It is a privately-owned World Heritage property that receives no financial assistance from government and is dependent on its own cost-recovery capabilities. I’m referring to Daintree Rainforest, formerly Cooper’s Creek Wilderness.
Owned and operated by my dear friend Neil Hewett, it was deluged with all the rain in the aftermath of cyclone Jasper.
Neil has lived in this oldest surviving rainforest through all of this before, again and again. His children grew-up under the canopy, with all the wildlife the cacophony of different sounds, smells, and beings.
It is the case that people from cities sometimes lament the lack of ‘art and culture’ in places like north Queensland, but this is only because they can’t see both the art and culture that is intrinsic to this landscape.
To be able to show you the spiders, cassowaries and the geckos, the range road needs to be re-opened, after the ferry is re-opened, but the Captain Cook Highway may not re-open until late January.
In the meantime, I hope you might support Neil’s writing by purchasing the most wonderful book, A Stray Liana.
It is Neil’s story, that attempts to reconcile different perspectives and showcase nature.
As Neil wrote when I hosted a series at this weblog on the nature of wilderness some years ago,
For me, wilderness both resonates of human potential and also describes the ultimate expression of humanity. No other state of relations can be more admirable. Far from the notion of humankind and wilderness being mutually exclusive, I believe we must rather aspire to change for the benefit of wilderness and in so doing, restore to ourselves, integrity.

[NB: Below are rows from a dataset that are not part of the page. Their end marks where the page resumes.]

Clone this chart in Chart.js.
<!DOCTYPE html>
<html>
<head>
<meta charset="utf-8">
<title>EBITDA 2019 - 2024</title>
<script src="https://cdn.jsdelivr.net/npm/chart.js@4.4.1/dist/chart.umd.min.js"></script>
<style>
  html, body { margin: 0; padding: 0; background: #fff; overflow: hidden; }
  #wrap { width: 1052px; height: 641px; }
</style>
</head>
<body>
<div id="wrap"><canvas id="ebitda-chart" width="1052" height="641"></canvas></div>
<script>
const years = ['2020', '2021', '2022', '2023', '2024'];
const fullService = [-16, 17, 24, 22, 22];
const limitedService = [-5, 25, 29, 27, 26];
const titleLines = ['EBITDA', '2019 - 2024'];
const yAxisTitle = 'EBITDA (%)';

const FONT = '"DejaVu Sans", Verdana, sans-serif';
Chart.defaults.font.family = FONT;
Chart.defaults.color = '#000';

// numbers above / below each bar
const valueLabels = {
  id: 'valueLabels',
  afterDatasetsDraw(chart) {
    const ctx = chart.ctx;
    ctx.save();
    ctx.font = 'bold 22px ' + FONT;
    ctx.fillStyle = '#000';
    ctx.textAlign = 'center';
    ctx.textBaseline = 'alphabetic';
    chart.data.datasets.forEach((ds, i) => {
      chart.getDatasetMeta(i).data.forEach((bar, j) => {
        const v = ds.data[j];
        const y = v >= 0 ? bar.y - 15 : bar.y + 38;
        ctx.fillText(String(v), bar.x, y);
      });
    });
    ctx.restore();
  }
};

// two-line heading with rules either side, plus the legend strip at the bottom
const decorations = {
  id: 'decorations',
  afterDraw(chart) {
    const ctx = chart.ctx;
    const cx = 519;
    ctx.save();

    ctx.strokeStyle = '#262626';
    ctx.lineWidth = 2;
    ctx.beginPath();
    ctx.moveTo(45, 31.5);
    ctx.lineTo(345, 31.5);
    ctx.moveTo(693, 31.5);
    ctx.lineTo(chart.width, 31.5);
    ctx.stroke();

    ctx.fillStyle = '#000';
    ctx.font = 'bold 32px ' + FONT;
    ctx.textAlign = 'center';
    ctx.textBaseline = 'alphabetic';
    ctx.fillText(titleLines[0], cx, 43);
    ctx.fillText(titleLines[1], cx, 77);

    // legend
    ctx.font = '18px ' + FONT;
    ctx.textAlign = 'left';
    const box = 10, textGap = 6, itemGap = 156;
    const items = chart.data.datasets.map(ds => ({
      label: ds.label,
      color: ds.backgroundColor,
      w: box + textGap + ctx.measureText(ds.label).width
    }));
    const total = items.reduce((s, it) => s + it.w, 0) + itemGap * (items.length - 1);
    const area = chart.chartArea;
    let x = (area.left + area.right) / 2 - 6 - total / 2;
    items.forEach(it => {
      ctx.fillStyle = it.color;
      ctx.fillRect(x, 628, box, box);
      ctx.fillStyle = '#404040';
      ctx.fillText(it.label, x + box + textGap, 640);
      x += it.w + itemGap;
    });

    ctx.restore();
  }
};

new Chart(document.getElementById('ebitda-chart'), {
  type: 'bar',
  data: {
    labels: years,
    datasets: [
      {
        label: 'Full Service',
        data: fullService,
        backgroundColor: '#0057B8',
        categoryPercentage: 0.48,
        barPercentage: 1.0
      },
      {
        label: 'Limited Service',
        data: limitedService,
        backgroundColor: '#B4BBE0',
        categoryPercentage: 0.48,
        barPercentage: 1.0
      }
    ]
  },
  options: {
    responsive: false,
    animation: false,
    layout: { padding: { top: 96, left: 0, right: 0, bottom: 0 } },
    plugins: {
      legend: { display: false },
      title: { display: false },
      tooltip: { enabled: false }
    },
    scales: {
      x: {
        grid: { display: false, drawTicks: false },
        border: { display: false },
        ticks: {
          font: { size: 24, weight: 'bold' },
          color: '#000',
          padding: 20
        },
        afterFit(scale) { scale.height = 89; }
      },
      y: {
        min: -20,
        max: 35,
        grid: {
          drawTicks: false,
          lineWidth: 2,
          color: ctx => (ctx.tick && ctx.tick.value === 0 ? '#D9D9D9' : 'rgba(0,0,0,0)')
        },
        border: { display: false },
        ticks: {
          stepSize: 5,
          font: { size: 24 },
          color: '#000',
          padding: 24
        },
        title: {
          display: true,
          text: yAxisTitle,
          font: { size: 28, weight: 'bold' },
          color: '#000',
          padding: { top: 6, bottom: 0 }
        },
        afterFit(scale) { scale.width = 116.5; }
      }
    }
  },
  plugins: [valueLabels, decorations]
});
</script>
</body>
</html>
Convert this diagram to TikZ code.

Neil has, and lives, a different perspective. Buy his book, replete with photographs of Australian nature and words of wisdom from under a rainforest canopy arguably the oldest surviving old-growth rainforest on Earth.
I hope you might support Neil’s writing by purchasing this most wonderful book, A Stray Liana https://www.astrayliana.com.au/product/a-stray-liana-book/
hunterson7 says
It is a lovely book. “A Stray Liana” is worth the read. I have enjoyed it and hope to visit in person someday.